On April 28, 2004, geologist Pasquale Scaturro and his partner, kayaker and documentary filmmaker Gordon Brown became the first people to navigate the entire Nile, from Lake Tana in Ethiopia to the beaches of Alexandria on the Mediterranean. Though their expedition included a number of others, Brown and Scaturro were the only ones to remain on the expedition for the entire journey. They chronicled their adventure with an IMAX camera and two handheld video cams, sharing their story in the IMAX film "Mystery of the Nile ," and in a book of the same title.

The Eonile

The present Nile is at least the fifth river that has flowed north from the Ethiopian Highands. Satellite imagery identified dry watercourses in the desert to the west of the Nile. An Eonile Canyon filled by surface drift represents an ancestral Nile, called the Eonile that flowed during the later Miocene, transporting clastics and light sediments to the Mediterranean, where several gas fields have been discovered. South of Cairo, the sand-filled canyon reaches 1400 meters.

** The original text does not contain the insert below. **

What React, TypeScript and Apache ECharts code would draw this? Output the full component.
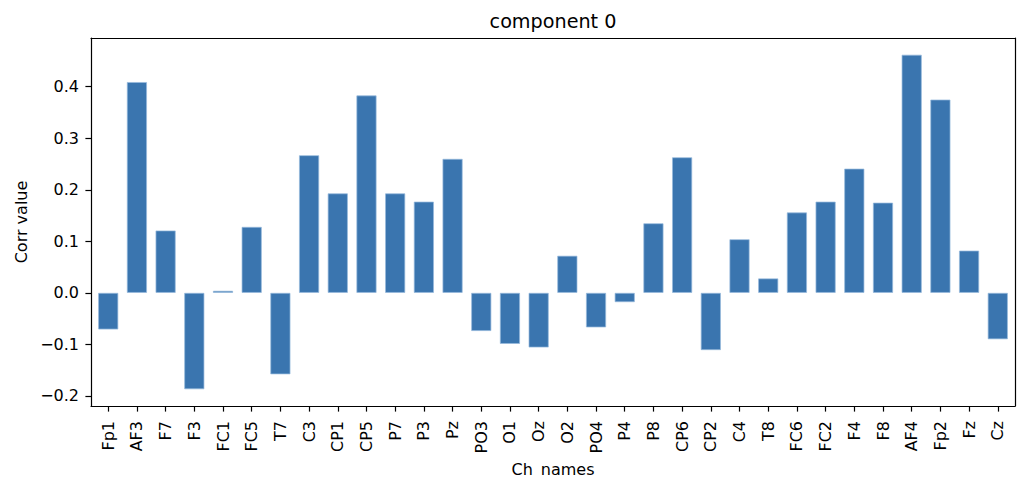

When the Mediterranean Sea was a hot dry empty salt-floored sink in the late Miocene period, the Nile cut its course down to the new base level until it was several hundred feet below world ocean level at Aswan and 8000 feet below at Cairo. This huge canyon is now full of later sediment.

Formerly Lake Tanganyika drained northwards into the Nile, until the Virunga Volcanoes blocked its course in Rwanda. That would have made the Nile much longer, with its longest headwaters in northern Zambia.